# **Removing HTML Tags from Text in Python: 2 Best Practices for Data Cleaning**

## Introduction

The internet holds a wealth of textual data, and the ability to work with it efficiently is indispensable for any NLP practitioner. When it comes to working with text from the vast expanse of the internet, you've probably noticed that a good chunk of it is wrapped in complex HTML formatting. It can feel like searching for a needle in a digital haystack.

In this post, I'll not only walk you through the process of extracting text from a web URL but also introduce you to two effective methods for cleaning away that intricate HTML formatting.

Let's dive in! 🌟

## Read Text from a URL

In [16]:
import nltk
from urllib import request

In [17]:
url = "https://www.gutenberg.org/files/14469/14469-h/14469-h.htm"

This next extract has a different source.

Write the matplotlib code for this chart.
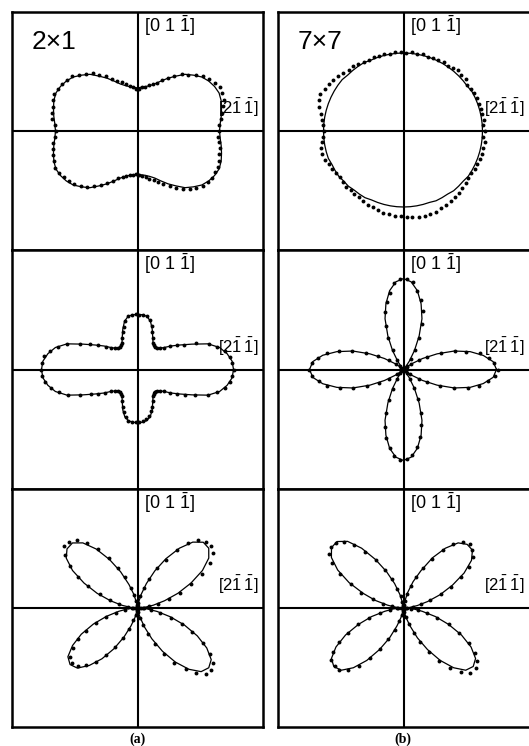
import numpy as np
import matplotlib
matplotlib.use('Agg')
import matplotlib.pyplot as plt

plt.rcParams['font.family'] = ['Liberation Sans', 'DejaVu Sans']
plt.rcParams['mathtext.fontset'] = 'custom'
plt.rcParams['mathtext.rm'] = 'Liberation Sans'

# fit curves: radius every 5 deg, starting at 0 deg ([2-1-1] direction), counter clockwise
fit_2x1_top = [82, 83, 85, 87, 89, 90, 89, 87, 84, 79, 74, 67, 61, 55, 50, 47, 45, 44,
               43, 44, 45, 47, 50, 55, 61, 67, 74, 79, 84, 87, 89, 90, 89, 87, 85, 83,
               82, 83, 85, 87, 89, 90, 89, 87, 84, 79, 74, 67, 61, 55, 50, 47, 45, 44,
               43, 44, 45, 47, 50, 55, 61, 67, 74, 79, 84, 87, 89, 90, 89, 87, 85, 83]
fit_2x1_mid = [96, 95, 91, 85, 75, 60, 49, 41, 34, 30, 28, 28, 31, 36, 43, 50, 54, 55,
               55, 55, 54, 50, 43, 36, 31, 28, 28, 30, 34, 41, 49, 60, 75, 85, 91, 95,
               96, 95, 91, 85, 75, 60, 49, 41, 34, 30, 28, 28, 31, 36, 43, 49, 52, 53,
               53, 53, 52, 49, 43, 36, 31, 28, 28, 30, 34, 41, 49, 60, 75, 85, 91, 95]
fit_2x1_bot = [3, 7, 16, 28, 43, 59, 75, 87, 93, 93, 86, 73, 57, 41, 26, 14, 5, 0,
               0, 0, 5, 14, 25, 40, 56, 72, 85, 92, 92, 87, 75, 59, 43, 28, 16, 7,
               3, 10, 19, 32, 47, 62, 75, 85, 88, 85, 75, 62, 47, 32, 19, 10, 3, 0,
               0, 0, 3, 9, 20, 34, 50, 66, 80, 90, 93, 90, 80, 66, 50, 34, 20, 9]
fit_7x7_top = [79, 79, 79, 79, 79, 79, 79, 78, 78, 78, 78, 78, 78, 78, 78, 78, 78, 78,
               78, 78, 78, 78, 78, 78, 79, 79, 79, 79, 80, 80, 80, 80, 80, 80, 80, 80,
               80, 80, 80, 80, 80, 79, 79, 79, 78, 78, 77, 77, 77, 76, 76, 76, 76, 76,
               76, 76, 76, 76, 76, 77, 77, 77, 78, 78, 78, 79, 79, 79, 79, 79, 79, 79]
fit_7x7_mid = [93, 90, 81, 69, 54, 37, 22, 10, 3, 0, 3, 10, 22, 37, 54, 68, 80, 88,
               91, 88, 80, 68, 54, 37, 22, 10, 3, 0, 3, 10, 22, 37, 54, 69, 82, 91,
               94, 91, 82, 69, 54, 37, 22, 10, 3, 0, 3, 10, 22, 37, 54, 68, 80, 88,
               91, 88, 80, 68, 54, 37, 22, 10, 3, 0, 3, 10, 22, 37, 54, 69, 81, 90]
fit_7x7_bot = [3, 6, 14, 25, 39, 54, 70, 83, 90, 90, 85, 73, 58, 41, 28, 16, 6, 1,
               0, 0, 5, 14, 26, 40, 56, 73, 87, 94, 94, 88, 76, 60, 43, 29, 16, 7,
               3, 10, 19, 33, 48, 64, 78, 88, 91, 88, 78, 64, 48, 33, 19, 10, 3, 0,
               0, 0, 3, 10, 19, 33, 48, 64, 78, 88, 91, 88, 78, 64, 48, 33, 19, 10]

# measured points: radius every 4 deg, starting at 0 deg
data_2x1_top = [81, 82, 84, 86, 89, 92, 93, 93, 91, 88, 85, 81, 76, 72, 66, 61, 57, 52, 49, 47, 45, 44, 42,
                42, 44, 46, 48, 51, 54, 58, 63, 68, 73, 77, 81, 85, 87, 89, 90, 91, 90, 88, 87, 86, 83,
                82, 83, 85, 86, 88, 89, 90, 89, 87, 85, 83, 79, 75, 70, 65, 60, 56, 51, 48, 46, 45, 44, 43,
                44, 45, 47, 49, 52, 55, 59, 64, 69, 74, 78, 82, 85, 87, 88, 88, 88, 87, 85, 84, 82, 81]
data_2x1_mid = [96, 95, 93, 89, 83, 76, 64, 53, 46, 40, 34, 31, 29, 28, 29, 31, 35, 40, 46, 51, 54, 55, 55,
                56, 55, 54, 50, 45, 40, 35, 31, 29, 28, 29, 31, 34, 39, 46, 54, 63, 75, 83, 89, 94, 96,
                97, 96, 93, 88, 82, 74, 63, 53, 46, 40, 34, 31, 29, 28, 29, 31, 35, 40, 45, 49, 52, 53, 53,
                53, 52, 50, 48, 44, 40, 35, 31, 29, 28, 29, 31, 34, 40, 46, 54, 63, 75, 83, 89, 93, 95]
data_2x1_bot = [3, 6, 12, 21, 33, 45, 59, 73, 85, 93, 96, 95, 91, 82, 70, 56, 44, 31, 21, 12, 5, 2, 0,
                1, 3, 7, 13, 21, 33, 45, 58, 71, 82, 91, 95, 96, 90, 80, 67, 54, 40, 29, 19, 10, 5, 3,
                6, 13, 22, 33, 44, 56, 67, 76, 83, 85, 83, 77, 68, 57, 45, 33, 23, 13, 7, 3, 1, 0,
                1, 1, 4, 10, 18, 28, 40, 53, 66, 78, 88, 95, 96, 93, 86, 74, 60, 47, 35, 23, 14, 7]
data_7x7_top = [81, 80, 81, 80, 81, 80, 81, 80, 80, 79, 81, 80, 82, 80, 79, 80, 79, 79, 78, 79, 78, 79, 78,
                79, 79, 78, 79, 79, 80, 79, 80, 81, 82, 82, 84, 85, 87, 88, 89, 91, 90, 88, 84, 82, 81,
                80, 81, 82, 84, 85, 84, 82, 81, 80, 79, 79, 80, 79, 80, 80, 81, 82, 82, 83, 84, 84, 85, 85,
                86, 86, 87, 88, 87, 87, 86, 85, 85, 84, 83, 82, 81, 80, 80, 81, 80, 81, 82, 81, 82, 80]
data_7x7_mid = [94, 91, 86, 78, 65, 55, 41, 27, 18, 9, 4, 1,
                1, 5, 13, 22, 35, 49, 62, 72, 80, 88, 91, 91, 87, 78, 70, 60, 47, 35, 22, 12, 5, 1,
                0, 3, 9, 17, 29, 41, 55, 67, 78, 86, 92, 95, 92, 85, 78, 66, 54, 40, 28, 17, 8, 3, 0,
                1, 5, 12, 22, 34, 47, 60, 71, 80, 87, 91, 90, 86, 79, 70, 58, 47, 33, 21, 12, 5, 1,
                0, 3, 8, 18, 27, 40, 54, 67, 77, 85, 92]
data_7x7_bot = [2, 4, 10, 18, 28, 40, 52, 65, 77, 86, 90, 92, 89, 81, 70, 57, 45, 33, 23, 14, 7, 3, 0,
                1, 3, 6, 12, 20, 31, 42, 55, 68, 80, 89, 94, 95, 92, 84, 72, 58, 45, 32, 21, 12, 6, 3,
                7, 14, 24, 36, 48, 61, 73, 83, 89, 90, 89, 83, 73, 60, 47, 35, 24, 14, 7, 3, 1, 0,
                1, 1, 4, 9, 17, 27, 38, 51, 64, 76, 86, 93, 94, 91, 84, 74, 61, 48, 35, 24, 15, 8]

W, H = 529, 746
fig = plt.figure(figsize=(W / 100, H / 100), dpi=100)

lab_up = r'[0 1 $\mathrm{\bar{1}}$]'
lab_side = r'[2$\mathrm{\bar{1}\,\bar{1}}$]'


def panel(x0, x1, y0, y1, fit, data, right_col, title=None):
    # square frame with the cross, units = pixels
    w, h = x1 - x0, y1 - y0
    ax = fig.add_axes([x0 / W, (H - y1) / H, w / W, h / H])
    ax.set_xlim(-w / 2, w / 2)
    ax.set_ylim(-h / 2, h / 2)
    ax.set_xticks([])
    ax.set_yticks([])
    for s in ax.spines.values():
        s.set_linewidth(1.8)
    if right_col:
        ax.spines['right'].set_visible(False)
    ax.axhline(0, color='k', lw=1.5)
    ax.axvline(0, color='k', lw=1.5)
    ax.text(7, h / 2 - 14, lab_up, fontsize=13, ha='left', va='center')
    ax.text(81, 23, lab_side, fontsize=12, ha='left', va='center')
    if title:
        ax.text(-106, 89, title, fontsize=19, ha='left', va='center')

    # polar plot on top, same centre, 1 unit = 1 pixel
    cx, cy = (x0 + x1) / 2, (y0 + y1) / 2
    pax = fig.add_axes([(cx - h / 2) / W, (H - cy - h / 2) / H, h / W, h / H],
                       projection='polar')
    pax.set_rlim(0, h / 2)
    pax.axis('off')
    th = np.deg2rad(np.arange(len(fit)) * 360 / len(fit))
    pax.plot(np.append(th, th[0]), np.append(fit, fit[0]), color='k', lw=0.9)
    thd = np.deg2rad(np.arange(len(data)) * 360 / len(data))
    pax.plot(thd, data, 'o', color='k', ms=2.8, mec='none')


rows = [(12, 250), (250, 489), (489, 727)]
left = [fit_2x1_top, fit_2x1_mid, fit_2x1_bot]
left_d = [data_2x1_top, data_2x1_mid, data_2x1_bot]
right = [fit_7x7_top, fit_7x7_mid, fit_7x7_bot]
right_d = [data_7x7_top, data_7x7_mid, data_7x7_bot]

for i, (ya, yb) in enumerate(rows):
    panel(12, 263, ya, yb, left[i], left_d[i], False, '2×1' if i == 0 else None)
    panel(278, 529, ya, yb, right[i], right_d[i], True, '7×7' if i == 0 else None)

fig.text(138 / W, 1 - 739 / H, '(a)', fontsize=10, fontweight='bold',
         family='Liberation Serif', ha='center', va='center')
fig.text(403 / W, 1 - 739 / H, '(b)', fontsize=10, fontweight='bold',
         family='Liberation Serif', ha='center', va='center')

fig.savefig('out.png', dpi=100)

# Read the HTML from the URL
html = request.urlopen(url).read()

Now we print the first 100 characters from the url

In [18]:
# print the first 100 characters
html[:100]

b'<?xml version="1.0" encoding="ISO-8859-1"?>\r\n<!DOCTYPE html PUBLIC "-//W3C//DTD XHTML 1.0 Transition'

As you see, they are in html format. There are a number of methods which we can apply to remove html formatting from our text. Let's try some of them!

## 1. HTML Cleaning Using BeautifulSoup method

In [19]:
from bs4 import BeautifulSoup

In [20]:
# Get text using BeautifulSoup get_text method
clean_1 = BeautifulSoup(html).get_text()

clean_1[:100]

'\n\n\r\n      The Project Gutenberg eBook of The English Novel, by George Saintsbury.\r\n    \n\n\n\n\r\n\r\nThe P'

## 2. HTML Cleaning Using Regex

In [21]:
import re

In [22]:
try:
    # Attempt to decode the HTML data to a string using UTF-8 encoding
    html_str = html.decode('utf-8')
except UnicodeDecodeError:
    # If UTF-8 decoding fails, try a different encoding or handle the error as needed
    html_str = html.decode('latin-1')  # You can try other encodings too

# Define the regex pattern
clean_re = re.compile(r'<[^>]+.*?')

# Apply the pattern to the string
clean_2 = clean_re.sub("", html_str)

clean_2[:100]

'>\r\n>\r\n\r\n>\r\n  >\r\n    >\r\n      The Project Gutenberg eBook of The English Novel, by George Saintsbury.'

Now that we've successfully removed those pesky HTML tags from our text data, the next exciting phase begins. We can now tokenize the text, breaking it down into its constituent parts, and dive into the realm of analysis. This step allows us to uncover patterns, gain insights, and extract valuable information, bringing us closer to data-driven decision-making and innovation.